- [Task prompt]: Below are some records. Pull every line that contains the word "matplotlib".

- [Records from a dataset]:
+++

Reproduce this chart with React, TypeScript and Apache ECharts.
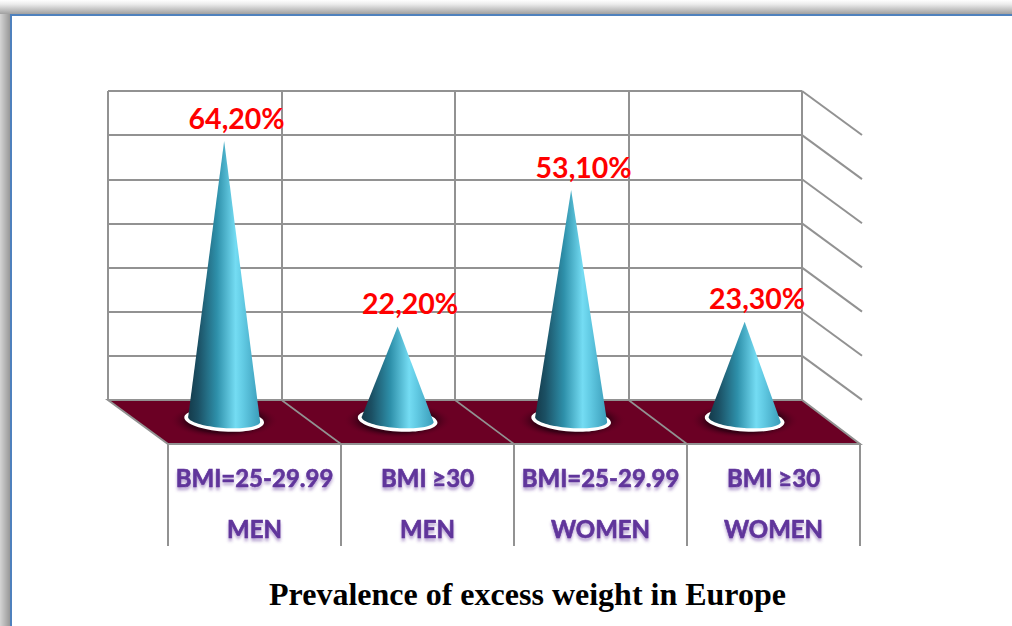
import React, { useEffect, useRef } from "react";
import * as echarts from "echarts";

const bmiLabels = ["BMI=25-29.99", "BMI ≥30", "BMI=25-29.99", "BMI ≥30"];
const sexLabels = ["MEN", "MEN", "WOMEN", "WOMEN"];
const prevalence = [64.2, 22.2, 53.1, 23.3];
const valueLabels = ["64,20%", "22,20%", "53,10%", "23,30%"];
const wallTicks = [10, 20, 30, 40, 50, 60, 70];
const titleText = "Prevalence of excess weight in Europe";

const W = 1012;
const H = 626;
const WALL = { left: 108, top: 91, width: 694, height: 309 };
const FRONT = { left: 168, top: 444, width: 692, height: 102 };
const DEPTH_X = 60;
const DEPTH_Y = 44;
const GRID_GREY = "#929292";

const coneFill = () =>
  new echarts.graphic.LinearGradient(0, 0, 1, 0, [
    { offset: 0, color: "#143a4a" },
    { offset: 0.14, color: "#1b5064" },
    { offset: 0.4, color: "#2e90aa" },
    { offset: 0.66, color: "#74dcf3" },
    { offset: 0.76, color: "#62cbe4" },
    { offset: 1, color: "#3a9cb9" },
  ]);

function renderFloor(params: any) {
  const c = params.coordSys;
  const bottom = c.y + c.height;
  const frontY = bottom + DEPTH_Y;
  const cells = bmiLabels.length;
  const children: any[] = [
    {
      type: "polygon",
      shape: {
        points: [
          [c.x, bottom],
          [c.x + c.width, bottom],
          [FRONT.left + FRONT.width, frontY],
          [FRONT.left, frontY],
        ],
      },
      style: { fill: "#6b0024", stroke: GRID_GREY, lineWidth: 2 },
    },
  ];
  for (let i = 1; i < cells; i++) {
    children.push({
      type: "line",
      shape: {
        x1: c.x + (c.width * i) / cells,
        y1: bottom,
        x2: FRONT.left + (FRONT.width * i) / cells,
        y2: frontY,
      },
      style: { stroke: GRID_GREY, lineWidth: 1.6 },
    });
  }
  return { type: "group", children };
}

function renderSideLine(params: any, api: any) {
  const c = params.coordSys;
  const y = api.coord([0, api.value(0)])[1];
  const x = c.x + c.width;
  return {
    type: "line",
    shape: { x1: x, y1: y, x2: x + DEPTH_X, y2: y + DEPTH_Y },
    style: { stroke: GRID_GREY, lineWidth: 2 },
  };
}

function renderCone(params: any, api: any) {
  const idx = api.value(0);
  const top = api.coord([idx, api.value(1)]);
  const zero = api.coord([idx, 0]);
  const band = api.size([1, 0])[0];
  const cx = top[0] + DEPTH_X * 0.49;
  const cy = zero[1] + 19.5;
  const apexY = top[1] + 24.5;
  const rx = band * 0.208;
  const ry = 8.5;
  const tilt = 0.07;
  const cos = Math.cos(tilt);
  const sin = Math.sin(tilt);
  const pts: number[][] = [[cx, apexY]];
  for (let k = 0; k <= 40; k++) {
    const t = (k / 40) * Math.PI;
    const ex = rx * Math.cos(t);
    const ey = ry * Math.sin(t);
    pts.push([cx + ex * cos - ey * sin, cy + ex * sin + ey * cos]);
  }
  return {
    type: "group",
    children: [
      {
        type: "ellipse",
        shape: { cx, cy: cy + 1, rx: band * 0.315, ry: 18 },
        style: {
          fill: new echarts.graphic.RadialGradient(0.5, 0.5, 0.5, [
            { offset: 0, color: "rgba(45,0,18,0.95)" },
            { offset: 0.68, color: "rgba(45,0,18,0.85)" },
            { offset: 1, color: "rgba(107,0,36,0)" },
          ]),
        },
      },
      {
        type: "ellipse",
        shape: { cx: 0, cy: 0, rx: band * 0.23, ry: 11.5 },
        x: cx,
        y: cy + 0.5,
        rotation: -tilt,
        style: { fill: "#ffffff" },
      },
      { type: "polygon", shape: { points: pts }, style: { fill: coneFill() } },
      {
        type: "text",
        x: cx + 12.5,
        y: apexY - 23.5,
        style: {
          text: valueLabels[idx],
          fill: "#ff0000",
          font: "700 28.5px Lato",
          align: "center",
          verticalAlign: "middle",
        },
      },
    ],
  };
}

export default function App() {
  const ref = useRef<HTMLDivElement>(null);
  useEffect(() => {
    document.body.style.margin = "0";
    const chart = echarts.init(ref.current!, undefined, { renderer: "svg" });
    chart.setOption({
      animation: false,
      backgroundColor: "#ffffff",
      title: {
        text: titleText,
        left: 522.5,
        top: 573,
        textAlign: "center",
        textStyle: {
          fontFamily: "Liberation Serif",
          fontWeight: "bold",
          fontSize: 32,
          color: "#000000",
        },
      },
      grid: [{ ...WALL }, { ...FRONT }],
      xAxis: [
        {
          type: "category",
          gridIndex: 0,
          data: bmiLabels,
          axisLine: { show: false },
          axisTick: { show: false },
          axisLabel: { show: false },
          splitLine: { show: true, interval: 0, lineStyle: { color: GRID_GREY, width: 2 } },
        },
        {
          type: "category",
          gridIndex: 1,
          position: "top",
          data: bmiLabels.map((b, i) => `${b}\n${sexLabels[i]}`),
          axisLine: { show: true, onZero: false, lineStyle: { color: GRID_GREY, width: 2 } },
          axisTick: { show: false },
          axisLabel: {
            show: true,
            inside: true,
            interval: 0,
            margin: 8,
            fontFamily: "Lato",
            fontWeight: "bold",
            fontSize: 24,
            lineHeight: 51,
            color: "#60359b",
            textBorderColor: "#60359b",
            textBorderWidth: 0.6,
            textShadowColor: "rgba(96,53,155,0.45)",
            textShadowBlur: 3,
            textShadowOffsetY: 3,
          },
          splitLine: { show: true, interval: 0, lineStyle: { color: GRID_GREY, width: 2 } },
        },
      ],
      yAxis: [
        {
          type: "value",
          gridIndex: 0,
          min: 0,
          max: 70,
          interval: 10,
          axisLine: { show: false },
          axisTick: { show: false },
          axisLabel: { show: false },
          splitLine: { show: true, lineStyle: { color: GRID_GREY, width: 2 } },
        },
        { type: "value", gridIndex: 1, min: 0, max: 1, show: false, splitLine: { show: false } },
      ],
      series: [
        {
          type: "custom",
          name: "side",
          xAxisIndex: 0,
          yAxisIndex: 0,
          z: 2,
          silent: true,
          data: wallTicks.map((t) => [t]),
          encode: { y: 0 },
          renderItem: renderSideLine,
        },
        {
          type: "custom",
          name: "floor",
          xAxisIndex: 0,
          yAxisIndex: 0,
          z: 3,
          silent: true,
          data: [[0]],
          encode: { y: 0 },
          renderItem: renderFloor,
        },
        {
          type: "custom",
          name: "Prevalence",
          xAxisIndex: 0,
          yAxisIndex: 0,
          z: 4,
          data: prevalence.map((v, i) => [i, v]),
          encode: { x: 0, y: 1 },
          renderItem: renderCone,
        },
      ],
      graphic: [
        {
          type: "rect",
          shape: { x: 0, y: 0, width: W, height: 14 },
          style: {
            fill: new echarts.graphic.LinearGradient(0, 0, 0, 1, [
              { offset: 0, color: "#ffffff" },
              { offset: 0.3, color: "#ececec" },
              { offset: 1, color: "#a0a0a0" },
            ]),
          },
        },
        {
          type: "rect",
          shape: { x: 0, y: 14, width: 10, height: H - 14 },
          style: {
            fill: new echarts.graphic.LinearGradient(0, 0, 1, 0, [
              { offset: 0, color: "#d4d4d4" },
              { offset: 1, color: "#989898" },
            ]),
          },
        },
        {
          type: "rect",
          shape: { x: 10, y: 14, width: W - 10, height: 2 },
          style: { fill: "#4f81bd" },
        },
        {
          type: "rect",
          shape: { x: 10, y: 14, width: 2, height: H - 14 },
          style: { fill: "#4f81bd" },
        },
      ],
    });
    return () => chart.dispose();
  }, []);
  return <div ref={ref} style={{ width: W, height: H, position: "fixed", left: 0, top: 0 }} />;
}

+++

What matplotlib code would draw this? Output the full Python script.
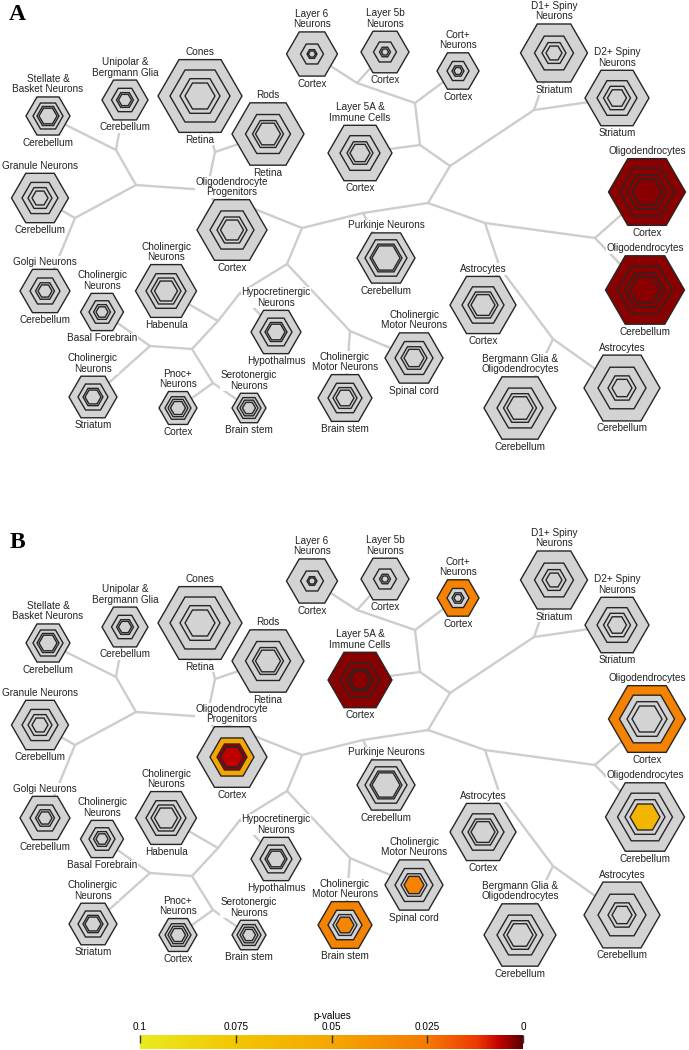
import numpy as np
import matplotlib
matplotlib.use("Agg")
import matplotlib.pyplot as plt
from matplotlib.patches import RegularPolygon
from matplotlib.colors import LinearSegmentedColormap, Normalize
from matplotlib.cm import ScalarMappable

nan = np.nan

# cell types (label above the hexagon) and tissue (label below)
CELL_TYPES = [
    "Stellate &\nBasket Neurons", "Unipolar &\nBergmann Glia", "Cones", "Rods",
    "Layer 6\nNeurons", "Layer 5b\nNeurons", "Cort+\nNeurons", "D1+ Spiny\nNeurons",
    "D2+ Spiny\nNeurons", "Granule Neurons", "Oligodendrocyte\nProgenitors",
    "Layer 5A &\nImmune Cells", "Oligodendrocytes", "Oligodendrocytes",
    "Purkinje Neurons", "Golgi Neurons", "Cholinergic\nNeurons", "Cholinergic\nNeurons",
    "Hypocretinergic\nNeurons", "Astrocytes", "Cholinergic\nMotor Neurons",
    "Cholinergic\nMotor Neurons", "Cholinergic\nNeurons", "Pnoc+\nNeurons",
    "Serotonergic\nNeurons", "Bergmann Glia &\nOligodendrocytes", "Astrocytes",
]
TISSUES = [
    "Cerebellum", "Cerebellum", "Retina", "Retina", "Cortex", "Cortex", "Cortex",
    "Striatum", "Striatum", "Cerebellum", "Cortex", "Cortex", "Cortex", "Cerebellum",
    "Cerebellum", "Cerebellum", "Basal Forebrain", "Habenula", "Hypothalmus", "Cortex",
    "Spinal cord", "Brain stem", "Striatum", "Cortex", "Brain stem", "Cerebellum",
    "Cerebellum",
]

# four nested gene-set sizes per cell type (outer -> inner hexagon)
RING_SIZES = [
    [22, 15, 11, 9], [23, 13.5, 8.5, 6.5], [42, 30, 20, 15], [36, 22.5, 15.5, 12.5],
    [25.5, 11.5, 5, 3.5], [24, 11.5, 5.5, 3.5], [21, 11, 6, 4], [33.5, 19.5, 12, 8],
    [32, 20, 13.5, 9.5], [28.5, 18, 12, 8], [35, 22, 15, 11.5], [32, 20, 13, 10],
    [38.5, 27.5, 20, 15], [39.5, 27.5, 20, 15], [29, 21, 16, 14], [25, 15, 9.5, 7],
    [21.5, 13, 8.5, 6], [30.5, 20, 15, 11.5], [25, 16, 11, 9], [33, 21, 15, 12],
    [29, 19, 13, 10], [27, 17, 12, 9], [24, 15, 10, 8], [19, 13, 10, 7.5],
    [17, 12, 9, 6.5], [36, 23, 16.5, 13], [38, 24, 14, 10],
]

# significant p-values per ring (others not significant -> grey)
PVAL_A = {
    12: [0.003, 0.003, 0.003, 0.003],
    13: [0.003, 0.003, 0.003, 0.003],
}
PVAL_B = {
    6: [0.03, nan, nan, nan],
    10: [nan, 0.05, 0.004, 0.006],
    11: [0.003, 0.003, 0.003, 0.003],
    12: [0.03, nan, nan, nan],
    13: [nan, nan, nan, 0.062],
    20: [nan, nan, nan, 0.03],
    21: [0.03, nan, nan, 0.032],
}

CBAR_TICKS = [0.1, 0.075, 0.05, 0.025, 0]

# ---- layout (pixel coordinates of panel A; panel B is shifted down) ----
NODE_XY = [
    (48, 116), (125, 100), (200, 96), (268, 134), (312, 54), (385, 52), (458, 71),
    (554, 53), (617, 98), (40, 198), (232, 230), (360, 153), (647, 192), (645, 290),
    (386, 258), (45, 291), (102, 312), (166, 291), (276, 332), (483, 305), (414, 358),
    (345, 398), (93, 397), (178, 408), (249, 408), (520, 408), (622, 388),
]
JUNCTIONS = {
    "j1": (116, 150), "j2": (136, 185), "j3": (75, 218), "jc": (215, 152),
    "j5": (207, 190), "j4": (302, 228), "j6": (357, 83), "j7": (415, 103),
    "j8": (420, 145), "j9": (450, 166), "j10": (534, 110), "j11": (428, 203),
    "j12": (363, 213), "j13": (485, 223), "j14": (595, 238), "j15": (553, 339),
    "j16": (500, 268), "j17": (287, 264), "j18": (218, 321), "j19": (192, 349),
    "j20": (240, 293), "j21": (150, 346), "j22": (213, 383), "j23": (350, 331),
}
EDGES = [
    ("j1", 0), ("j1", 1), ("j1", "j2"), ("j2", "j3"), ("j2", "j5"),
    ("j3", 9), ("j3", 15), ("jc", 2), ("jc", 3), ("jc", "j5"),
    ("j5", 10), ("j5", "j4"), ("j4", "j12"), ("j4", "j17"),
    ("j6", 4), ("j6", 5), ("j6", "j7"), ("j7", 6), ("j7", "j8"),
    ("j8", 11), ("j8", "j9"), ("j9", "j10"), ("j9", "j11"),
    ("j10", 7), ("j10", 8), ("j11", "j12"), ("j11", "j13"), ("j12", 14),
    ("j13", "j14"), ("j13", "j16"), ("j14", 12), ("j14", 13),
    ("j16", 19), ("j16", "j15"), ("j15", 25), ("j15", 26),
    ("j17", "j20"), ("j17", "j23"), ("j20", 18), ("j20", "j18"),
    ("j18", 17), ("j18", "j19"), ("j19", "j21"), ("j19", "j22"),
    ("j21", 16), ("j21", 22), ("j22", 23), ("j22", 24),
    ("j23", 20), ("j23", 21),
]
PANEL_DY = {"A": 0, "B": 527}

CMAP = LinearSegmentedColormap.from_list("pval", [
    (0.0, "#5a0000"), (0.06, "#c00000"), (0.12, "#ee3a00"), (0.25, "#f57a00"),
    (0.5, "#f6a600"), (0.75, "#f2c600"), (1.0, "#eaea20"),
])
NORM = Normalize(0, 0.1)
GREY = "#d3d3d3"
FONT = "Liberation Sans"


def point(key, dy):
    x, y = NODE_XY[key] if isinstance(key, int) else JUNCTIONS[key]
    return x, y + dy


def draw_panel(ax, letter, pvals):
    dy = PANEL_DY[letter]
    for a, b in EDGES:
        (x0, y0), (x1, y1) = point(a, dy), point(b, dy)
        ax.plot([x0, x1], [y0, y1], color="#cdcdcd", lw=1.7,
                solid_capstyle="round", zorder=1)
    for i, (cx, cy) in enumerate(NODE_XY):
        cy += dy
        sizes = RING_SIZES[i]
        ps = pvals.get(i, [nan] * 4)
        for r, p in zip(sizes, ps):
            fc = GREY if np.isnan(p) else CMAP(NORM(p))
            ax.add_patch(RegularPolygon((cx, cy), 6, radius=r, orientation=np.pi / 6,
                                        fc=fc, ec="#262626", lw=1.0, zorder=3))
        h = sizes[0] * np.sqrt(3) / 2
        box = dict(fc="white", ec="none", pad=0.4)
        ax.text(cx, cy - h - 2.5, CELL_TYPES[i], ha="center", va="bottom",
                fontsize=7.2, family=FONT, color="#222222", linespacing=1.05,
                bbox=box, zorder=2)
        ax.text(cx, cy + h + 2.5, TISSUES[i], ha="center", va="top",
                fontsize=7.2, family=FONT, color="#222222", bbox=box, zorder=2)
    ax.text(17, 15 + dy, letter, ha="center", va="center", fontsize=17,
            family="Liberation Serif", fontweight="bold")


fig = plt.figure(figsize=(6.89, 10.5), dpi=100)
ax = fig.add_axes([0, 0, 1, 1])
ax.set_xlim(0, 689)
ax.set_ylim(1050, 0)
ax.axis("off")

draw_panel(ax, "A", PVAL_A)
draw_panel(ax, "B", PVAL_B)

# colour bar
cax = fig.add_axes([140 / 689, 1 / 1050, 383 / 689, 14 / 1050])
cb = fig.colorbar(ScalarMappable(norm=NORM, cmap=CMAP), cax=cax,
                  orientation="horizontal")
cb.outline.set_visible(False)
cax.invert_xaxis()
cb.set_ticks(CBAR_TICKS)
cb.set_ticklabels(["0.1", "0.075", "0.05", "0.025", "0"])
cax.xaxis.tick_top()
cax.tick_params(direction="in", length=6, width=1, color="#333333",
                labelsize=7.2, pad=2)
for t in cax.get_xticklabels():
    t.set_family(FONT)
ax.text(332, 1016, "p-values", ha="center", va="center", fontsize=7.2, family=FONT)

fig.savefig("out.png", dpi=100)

+++

- [The completed task]:
What matplotlib code would draw this? Output the full Python script.
import matplotlib
matplotlib.use("Agg")
import matplotlib.pyplot as plt
from matplotlib.patches import RegularPolygon
from matplotlib.colors import LinearSegmentedColormap, Normalize
from matplotlib.cm import ScalarMappable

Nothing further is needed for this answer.